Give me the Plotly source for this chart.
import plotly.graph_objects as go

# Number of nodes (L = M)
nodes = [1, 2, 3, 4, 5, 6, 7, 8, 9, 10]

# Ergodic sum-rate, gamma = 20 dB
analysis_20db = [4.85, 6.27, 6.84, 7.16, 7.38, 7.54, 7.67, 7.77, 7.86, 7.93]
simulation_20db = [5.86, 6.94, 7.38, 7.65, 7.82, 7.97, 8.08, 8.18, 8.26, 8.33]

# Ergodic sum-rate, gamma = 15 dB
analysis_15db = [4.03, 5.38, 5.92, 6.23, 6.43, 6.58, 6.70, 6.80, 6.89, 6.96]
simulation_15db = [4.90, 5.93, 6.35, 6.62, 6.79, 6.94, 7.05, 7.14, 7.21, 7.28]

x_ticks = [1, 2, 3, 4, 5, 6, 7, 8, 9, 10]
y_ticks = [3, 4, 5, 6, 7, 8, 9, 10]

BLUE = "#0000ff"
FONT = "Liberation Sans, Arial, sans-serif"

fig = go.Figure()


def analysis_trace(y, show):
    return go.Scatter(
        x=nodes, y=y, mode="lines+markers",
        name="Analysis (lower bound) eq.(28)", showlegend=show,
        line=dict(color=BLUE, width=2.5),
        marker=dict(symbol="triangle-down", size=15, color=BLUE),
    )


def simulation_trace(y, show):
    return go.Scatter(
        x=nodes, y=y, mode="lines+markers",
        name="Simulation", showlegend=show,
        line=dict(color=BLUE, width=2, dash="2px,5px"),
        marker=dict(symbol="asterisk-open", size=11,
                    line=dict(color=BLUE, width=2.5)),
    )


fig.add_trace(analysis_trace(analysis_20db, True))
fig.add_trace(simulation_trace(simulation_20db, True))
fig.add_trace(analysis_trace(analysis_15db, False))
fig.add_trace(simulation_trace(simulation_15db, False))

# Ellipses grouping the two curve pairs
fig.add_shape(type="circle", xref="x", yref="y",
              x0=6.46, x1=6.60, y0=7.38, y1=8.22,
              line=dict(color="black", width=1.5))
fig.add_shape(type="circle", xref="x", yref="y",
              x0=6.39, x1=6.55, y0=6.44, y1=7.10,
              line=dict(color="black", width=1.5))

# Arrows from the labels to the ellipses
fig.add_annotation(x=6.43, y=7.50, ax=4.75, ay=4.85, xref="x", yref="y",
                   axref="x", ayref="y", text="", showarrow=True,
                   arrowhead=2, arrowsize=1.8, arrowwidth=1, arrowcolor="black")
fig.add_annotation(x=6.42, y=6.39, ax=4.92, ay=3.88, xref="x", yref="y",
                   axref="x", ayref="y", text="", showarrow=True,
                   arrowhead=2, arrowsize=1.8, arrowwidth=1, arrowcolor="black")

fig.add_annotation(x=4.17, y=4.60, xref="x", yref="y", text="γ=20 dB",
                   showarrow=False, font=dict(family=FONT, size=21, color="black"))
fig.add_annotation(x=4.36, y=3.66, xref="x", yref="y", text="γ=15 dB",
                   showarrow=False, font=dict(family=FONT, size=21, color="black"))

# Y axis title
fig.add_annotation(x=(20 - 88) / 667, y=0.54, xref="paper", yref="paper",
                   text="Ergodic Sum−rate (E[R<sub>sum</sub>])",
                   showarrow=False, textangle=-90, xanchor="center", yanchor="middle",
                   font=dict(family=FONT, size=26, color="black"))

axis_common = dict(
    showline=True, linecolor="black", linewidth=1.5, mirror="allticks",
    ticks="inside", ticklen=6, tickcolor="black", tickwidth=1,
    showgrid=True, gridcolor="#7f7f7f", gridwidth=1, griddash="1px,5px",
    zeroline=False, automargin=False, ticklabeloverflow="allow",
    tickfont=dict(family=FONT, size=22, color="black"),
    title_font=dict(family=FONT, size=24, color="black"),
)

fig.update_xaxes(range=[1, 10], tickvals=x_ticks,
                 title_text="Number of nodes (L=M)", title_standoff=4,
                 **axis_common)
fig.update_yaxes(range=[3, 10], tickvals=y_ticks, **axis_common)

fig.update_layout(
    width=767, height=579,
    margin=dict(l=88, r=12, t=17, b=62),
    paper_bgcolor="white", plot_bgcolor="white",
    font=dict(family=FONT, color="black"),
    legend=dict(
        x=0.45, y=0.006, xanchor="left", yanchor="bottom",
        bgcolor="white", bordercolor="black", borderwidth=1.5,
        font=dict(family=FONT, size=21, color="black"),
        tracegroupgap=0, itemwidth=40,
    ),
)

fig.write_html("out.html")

====================

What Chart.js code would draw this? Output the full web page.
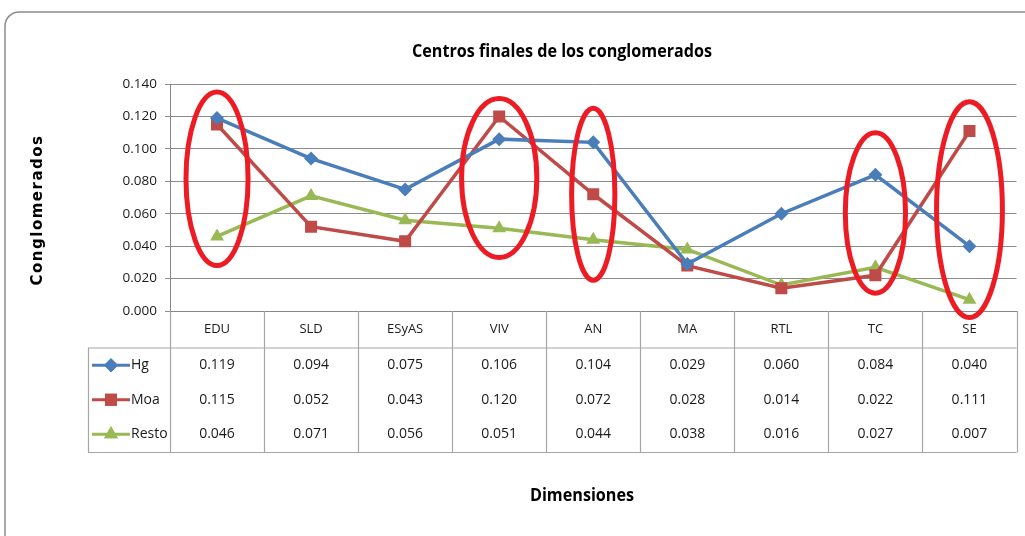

====================

# What is required:
From the records above, repeat exactly the lines from the one with "Give me the Plotly source for this chart." through the one with "8.18, 8.26, 8.33]", both included.

# The completed task:
Give me the Plotly source for this chart.
import plotly.graph_objects as go

# Number of nodes (L = M)
nodes = [1, 2, 3, 4, 5, 6, 7, 8, 9, 10]

# Ergodic sum-rate, gamma = 20 dB
analysis_20db = [4.85, 6.27, 6.84, 7.16, 7.38, 7.54, 7.67, 7.77, 7.86, 7.93]
simulation_20db = [5.86, 6.94, 7.38, 7.65, 7.82, 7.97, 8.08, 8.18, 8.26, 8.33]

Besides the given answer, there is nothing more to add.